■ STATED EXERCISE
Do not repeat pictures. Repeat exactly the lines of the listing below from its first line through the line with "Chart.register(...registerables);".

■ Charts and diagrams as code
# # #

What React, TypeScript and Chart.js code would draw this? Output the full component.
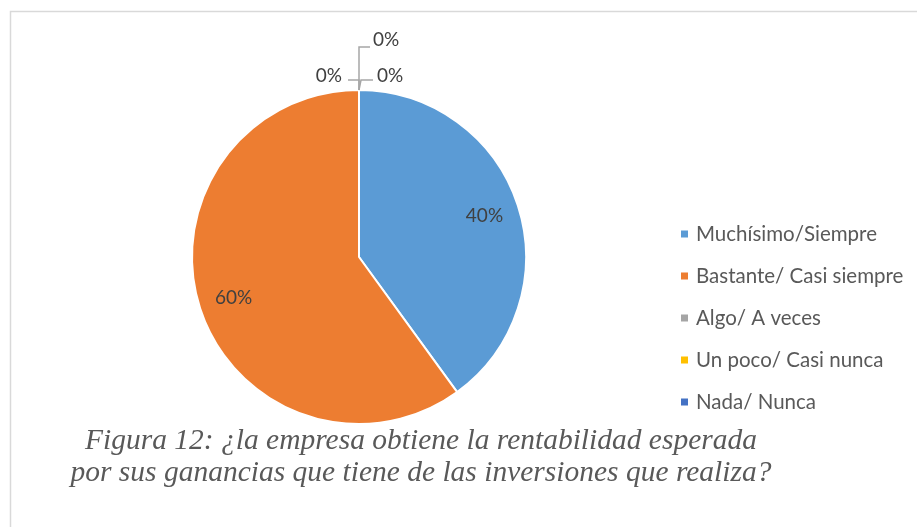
import React, { useEffect, useRef } from "react";
import { Chart, registerables } from "chart.js";

Chart.register(...registerables);

const categories = [
  "Muchísimo/Siempre",
  "Bastante/ Casi siempre",
  "Algo/ A veces",
  "Un poco/ Casi nunca",
  "Nada/ Nunca",
];
const values = [40, 60, 0, 0, 0];
const colors = ["#5B9BD5", "#ED7D31", "#A5A5A5", "#FFC000", "#4472C4"];
const titleLines = [
  "Figura 12: ¿la empresa obtiene la rentabilidad esperada",
  "por sus ganancias que tiene de las inversiones que realiza?",
];

const LABEL_FONT = '19px Lato, "Open Sans", sans-serif';
const LEGEND_FONT = '20.5px Lato, "Open Sans", sans-serif';
const TEXT_COLOR = "#404040";
const LEGEND_COLOR = "#595959";
const LEADER_COLOR = "#A6A6A6";

// offsets of leader lines / labels for zero-value slices, relative to slice anchor
const zeroLayouts = [
  { path: [[0, 0], [0, -10], [-11, -10]], lx: -17, ly: -14, align: "right" },
  { path: [[0, 0], [2, -10], [14, -10]], lx: 18, ly: -14, align: "left" },
  { path: [[0, 0], [0, -43], [11, -43]], lx: 14, ly: -50, align: "left" },
];

const customPlugin = {
  id: "customDraw",
  beforeDraw(chart: any) {
    const ctx = chart.ctx;
    ctx.save();
    ctx.fillStyle = "#ffffff";
    ctx.fillRect(0, 0, chart.width, chart.height);
    ctx.strokeStyle = "#D9D9D9";
    ctx.lineWidth = 1.5;
    ctx.beginPath();
    ctx.moveTo(10.5, chart.height);
    ctx.lineTo(10.5, 11.5);
    ctx.lineTo(chart.width, 11.5);
    ctx.stroke();
    ctx.restore();
  },
  afterDraw(chart: any) {
    const ctx = chart.ctx;
    const meta = chart.getDatasetMeta(0);
    const data = chart.data.datasets[0].data as number[];
    const total = data.reduce((a: number, b: number) => a + b, 0);
    ctx.save();
    let zi = 0;
    meta.data.forEach((el: any, i: number) => {
      const p = el.getProps(["x", "y", "startAngle", "endAngle", "outerRadius"], true);
      const pct = Math.round((data[i] / total) * 100) + "%";
      ctx.font = LABEL_FONT;
      ctx.fillStyle = TEXT_COLOR;
      ctx.textBaseline = "middle";
      if (data[i] > 0) {
        const mid = (p.startAngle + p.endAngle) / 2;
        const r = p.outerRadius * 0.79;
        ctx.textAlign = "center";
        ctx.fillText(pct, p.x + Math.cos(mid) * r, p.y + Math.sin(mid) * r);
      } else {
        const ax = p.x + Math.cos(p.startAngle) * p.outerRadius;
        const ay = p.y + Math.sin(p.startAngle) * p.outerRadius;
        const lay = zeroLayouts[zi % zeroLayouts.length];
        zi++;
        ctx.strokeStyle = LEADER_COLOR;
        ctx.lineWidth = 1.5;
        ctx.beginPath();
        lay.path.forEach((pt, k) => {
          if (k === 0) ctx.moveTo(ax + pt[0], ay + pt[1]);
          else ctx.lineTo(ax + pt[0], ay + pt[1]);
        });
        ctx.stroke();
        ctx.fillStyle = TEXT_COLOR;
        ctx.textAlign = lay.align as CanvasTextAlign;
        ctx.fillText(pct, ax + lay.lx, ay + lay.ly);
      }
    });

    // legend
    const legendX = 681;
    const legendY0 = 234;
    const legendStep = 42;
    ctx.font = LEGEND_FONT;
    ctx.textAlign = "left";
    ctx.textBaseline = "middle";
    (chart.data.labels as string[]).forEach((lab: string, i: number) => {
      const y = legendY0 + i * legendStep;
      ctx.fillStyle = colors[i];
      ctx.fillRect(legendX, y - 3.5, 7, 7);
      ctx.fillStyle = LEGEND_COLOR;
      ctx.fillText(lab, legendX + 15, y);
    });

    // caption
    ctx.font = 'italic 29px "Liberation Serif", "Times New Roman", Times, serif';
    ctx.fillStyle = "#595959";
    ctx.textBaseline = "alphabetic";
    ctx.textAlign = "center";
    const w0 = ctx.measureText(titleLines[0]).width;
    const sx = 672 / w0;
    titleLines.forEach((line, i) => {
      ctx.save();
      ctx.translate(421, 449 + i * 32);
      ctx.scale(sx, 1);
      ctx.fillText(line, 0, 0);
      ctx.restore();
    });
    ctx.restore();
  },
};

export default function App() {
  const ref = useRef<HTMLCanvasElement | null>(null);
  useEffect(() => {
    document.body.style.margin = "0";
    if (!ref.current) return;
    const chart = new Chart(ref.current, {
      type: "pie",
      data: {
        labels: categories,
        datasets: [
          {
            data: values,
            backgroundColor: colors,
            borderColor: "#ffffff",
            borderWidth: 2,
          },
        ],
      },
      options: {
        responsive: false,
        animation: false,
        layout: { padding: { left: 191, right: 390, top: 89, bottom: 102 } },
        plugins: {
          legend: { display: false },
          tooltip: { enabled: false },
          title: { display: false },
        },
      },
      plugins: [customPlugin],
    });
    return () => chart.destroy();
  }, []);
  return (
    <div style={{ width: 917, height: 527 }}>
      <canvas ref={ref} width={917} height={527} />
    </div>
  );
}
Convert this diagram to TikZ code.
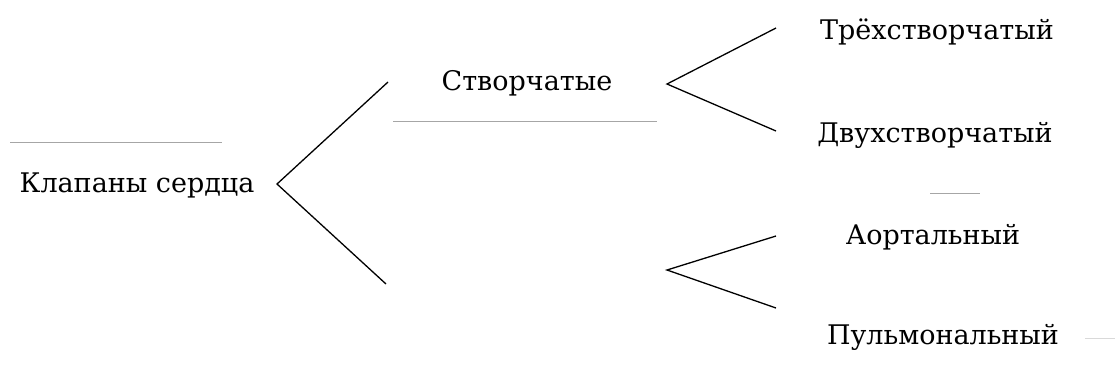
\documentclass[tikz,border=0pt]{standalone}
\usepackage{fontspec}
\setmainfont{DejaVu Serif}
\newfontfamily\lblfont{DejaVu Serif}
\begin{document}
\begin{tikzpicture}[x=1pt,y=-1pt]
	% styles
	\tikzstyle{lbl} += [inner sep=0pt,font=\lblfont\fontsize{27}{32}\selectfont]
	\tikzstyle{brace} += [draw=black,line width=1.3pt]
	\tikzstyle{rule} += [draw=black!35,line width=1pt]

	% bounding box
	\useasboundingbox (0,0) rectangle (1115,376);

	% labels
	\node[lbl] (root) at (137,185) {Клапаны сердца};
	\node[lbl] (leaf) at (527,83) {Створчатые};
	\coordinate (semi) at (527,278);
	\node[lbl] (tri) at (937,32) {Трёхстворчатый};
	\node[lbl] (bi) at (935,135) {Двухстворчатый};
	\node[lbl] (aort) at (933,237) {Аортальный};
	\node[lbl] (pulm) at (943,337) {Пульмональный};

	% bracket ends
	\coordinate (a0) at (277,184);
	\coordinate (a0u) at (388,82);
	\coordinate (a0d) at (386,284);
	\coordinate (a1) at (667,84);
	\coordinate (a1u) at (776,28);
	\coordinate (a1d) at (776,131);
	\coordinate (a2) at (667,270);
	\coordinate (a2u) at (776,236);
	\coordinate (a2d) at (776,308);

	% brackets
	\path[brace] (a0u) -- (a0) -- (a0d);
	\path[brace] (a1u) -- (a1) -- (a1d);
	\path[brace] (a2u) -- (a2) -- (a2d);

	% faint rules
	\path[rule] (10,142) -- (222,142);
	\path[rule] (393,121) -- (657,121);
	\path[rule] (930,193) -- (980,193);
	\path[rule,draw=black!15] (1085,338) -- (1115,338);
\end{tikzpicture}
\end{document}
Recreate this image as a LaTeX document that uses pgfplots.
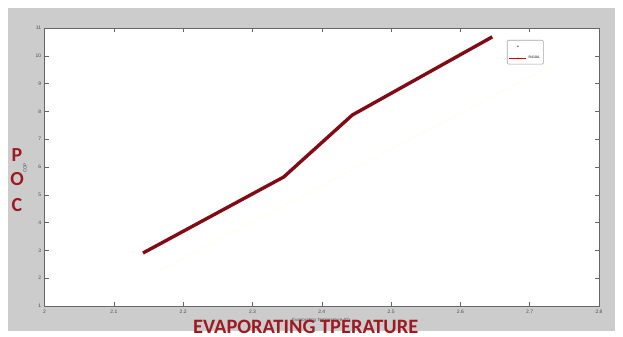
\documentclass[border=0pt]{standalone}
\usepackage{pgfplots}
\pgfplotsset{compat=1.18}
\usepackage{fontspec}
\setmainfont{Liberation Sans}
\newfontfamily\calfont{Carlito}
\definecolor{dred}{HTML}{820A14}
\definecolor{lred}{HTML}{9E1A22}
\definecolor{bggray}{HTML}{CCCCCC}
\begin{document}
\begin{tikzpicture}[x=1bp,y=1bp]
\useasboundingbox (0,0) rectangle (623,336);
\fill[white] (0,0) rectangle (623,336);
\fill[bggray] (8,5) rectangle (615,328);
\begin{axis}[
  at={(44.6bp,30bp)}, anchor=south west,
  width=554.4bp, height=278bp, scale only axis,
  xmin=2, xmax=2.8, ymin=1, ymax=11,
  xtick={2,2.1,...,2.8}, ytick={1,...,11},
  xticklabels={2,2.1,2.2,2.3,2.4,2.5,2.6,2.7,2.8},
  tick align=inside, major tick length=4bp,
  axis line style={draw=gray!80!black, line width=0.8pt},
  every tick/.style={gray!80!black, line width=0.5pt},
  tick label style={font=\fontsize{5}{6}\selectfont, text=gray!60!black},
  /pgf/number format/assume math mode=true,
  axis background/.style={fill=white},
  legend style={at={(0.834,0.957)}, anchor=north west, draw=gray!70, line width=0.6pt,
    font=\fontsize{3.5}{4}\selectfont, inner sep=2pt, row sep=4pt, rounded corners=1pt},
  legend cell align=left,
  clip=false,
]
\addlegendimage{only marks, mark=*, mark size=0.3pt, blue}
\addlegendentry{\phantom{R410A}}
\addlegendimage{red!80!black, line width=0.4pt, mark=*, mark size=0.3pt}
\addlegendentry{R410A}
\addplot[color=white!93!yellow, line width=0.8pt, forget plot] coordinates {
(2.162,2.22) (2.738,9.74)
};
\addplot[color=dred, line width=3.4pt, line join=round, forget plot] coordinates {
(2.142,2.906) (2.345,5.64) (2.444,7.87) (2.646,10.68)
};
\end{axis}
\node[font=\fontsize{4.5}{5}\selectfont, text=gray!60!black] at (321,15.5) {Evaporating Temperature (C)};
\node[font=\fontsize{4.5}{5}\selectfont, text=gray!60!black, rotate=90] at (25,168) {COP};
\node[font=\calfont\bfseries\fontsize{20}{20}\selectfont, text=lred] at (17,181) {P};
\node[font=\calfont\bfseries\fontsize{20}{20}\selectfont, text=lred] at (17,157) {O};
\node[font=\calfont\bfseries\fontsize{20}{20}\selectfont, text=lred] at (17,131) {C};
\node[font=\calfont\bfseries\fontsize{20.5}{20.5}\selectfont, text=lred, anchor=base west, inner sep=0pt] at (193,2.5) {EVAPORATING TPERATURE};
\end{tikzpicture}
\end{document}
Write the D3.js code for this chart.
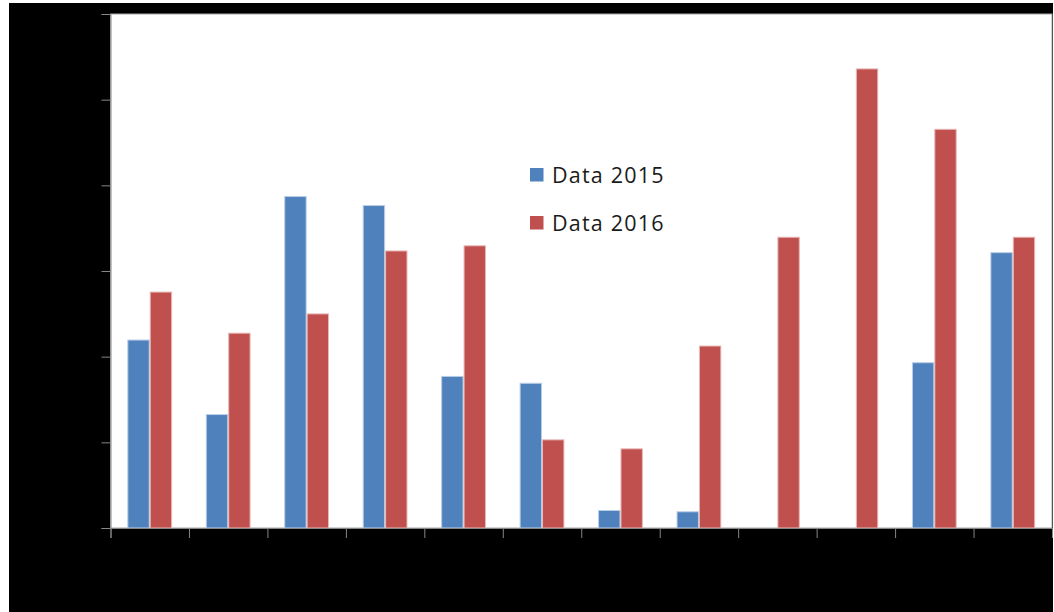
<!DOCTYPE html>
<html>
<head>
<meta charset="utf-8">
<script src="https://cdn.jsdelivr.net/npm/d3@7"></script>
<style>
	html, body { margin: 0; padding: 0; background: #fff; }
	svg { display: block; }
</style>
</head>
<body>
<div id="chart"></div>
<script>
// chart values
var months = ["Jan", "Feb", "Mar", "Apr", "May", "Jun", "Jul", "Aug", "Sep", "Oct", "Nov", "Dec"];
var seriesNames = ["Data 2015", "Data 2016"];
var data2015 = [22.0, 13.3, 38.75, 37.7, 17.75, 16.95, 2.1, 1.95, 0, 0, 19.35, 32.2];
var data2016 = [27.6, 22.8, 25.05, 32.4, 33.0, 10.35, 9.3, 21.3, 34.0, 53.65, 46.6, 34.0];
var yTicks = [0, 10, 20, 30, 40, 50, 60];

function BarChart() {
	var width = 1054, height = 612;
	var left = 110.5, right = 1052, top = 14, bottom = 528;
	var colors = ["#4f81bd", "#c0504d"];
	var edges = ["#b9cde5", "#e6b9b8"];

	var svg = d3.select("#chart").append("svg")
		.attr("width", width)
		.attr("height", height);

	// black frame round the plot
	svg.append("rect")
		.attr("x", 9).attr("y", 3)
		.attr("width", 1044).attr("height", height - 3)
		.attr("fill", "#000");

	svg.append("rect")
		.attr("x", left).attr("y", top)
		.attr("width", right - left).attr("height", bottom - top)
		.attr("fill", "#fff")
		.attr("stroke", "#a6a6a6")
		.attr("stroke-width", 1);

	var x0 = d3.scaleBand()
		.domain(months)
		.range([left, right])
		.paddingInner(0.429)
		.paddingOuter(0.2145);

	var x1 = d3.scaleBand()
		.domain(seriesNames)
		.range([0, x0.bandwidth()]);

	var y = d3.scaleLinear()
		.domain([0, 60])
		.range([bottom, top]);

	var rows = months.map(function (m, i) {
		return {month: m, values: [data2015[i], data2016[i]]};
	});

	var groups = svg.append("g").selectAll("g")
		.data(rows)
		.enter().append("g")
		.attr("transform", function (d) { return "translate(" + x0(d.month) + ",0)"; });

	groups.selectAll("rect")
		.data(function (d) {
			return d.values.map(function (v, k) { return {name: seriesNames[k], k: k, value: v}; });
		})
		.enter().filter(function (d) { return d.value > 0; })
		.append("rect")
		.attr("x", function (d) { return x1(d.name) + 0.5; })
		.attr("y", function (d) { return y(d.value) + 0.5; })
		.attr("width", x1.bandwidth() - 1)
		.attr("height", function (d) { return y(0) - y(d.value) - 0.5; })
		.attr("fill", function (d) { return colors[d.k]; })
		.attr("stroke", function (d) { return edges[d.k]; })
		.attr("stroke-width", 1);

	// y axis, labels are black on black like the source
	var yAxis = d3.axisLeft(y).tickValues(yTicks).tickSize(9).tickPadding(6);
	var gy = svg.append("g")
		.attr("transform", "translate(" + left + ",0)")
		.call(yAxis);
	gy.selectAll("line, path").attr("stroke", "#868686");
	gy.selectAll("text").attr("fill", "#000").style("font", "14px 'Liberation Sans', Arial, sans-serif");

	// x axis ticks sit between the categories
	var xEdge = d3.scaleLinear().domain([0, months.length]).range([left, right]);
	var xAxis = d3.axisBottom(xEdge).tickValues(d3.range(months.length + 1))
		.tickSize(10).tickFormat("");
	var gx = svg.append("g")
		.attr("transform", "translate(0," + bottom + ")")
		.call(xAxis);
	gx.selectAll("line, path").attr("stroke", "#868686");

	svg.append("g").selectAll("text")
		.data(months)
		.enter().append("text")
		.attr("x", function (d) { return x0(d) + x0.bandwidth() / 2; })
		.attr("y", bottom + 30)
		.attr("text-anchor", "middle")
		.attr("fill", "#000")
		.style("font", "14px 'Liberation Sans', Arial, sans-serif")
		.text(function (d) { return d; });

	// legend
	var legend = svg.append("g").selectAll("g")
		.data(seriesNames)
		.enter().append("g")
		.attr("transform", function (d, i) { return "translate(530," + (168 + i * 48) + ")"; });

	legend.append("rect")
		.attr("width", 13.5).attr("height", 13.5)
		.attr("fill", function (d, i) { return colors[i]; });

	legend.append("text")
		.attr("x", 22).attr("y", 14.5)
		.attr("fill", "#1a1a1a")
		.style("font-family", "'Open Sans', sans-serif")
		.style("font-size", "21.5px")
		.style("letter-spacing", "1.2px")
		.text(function (d) { return d; });
}

BarChart();
</script>
</body>
</html>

# # #

■ TASK RESULT
What React, TypeScript and Chart.js code would draw this? Output the full component.
import React, { useEffect, useRef } from "react";
import { Chart, registerables } from "chart.js";

Chart.register(...registerables);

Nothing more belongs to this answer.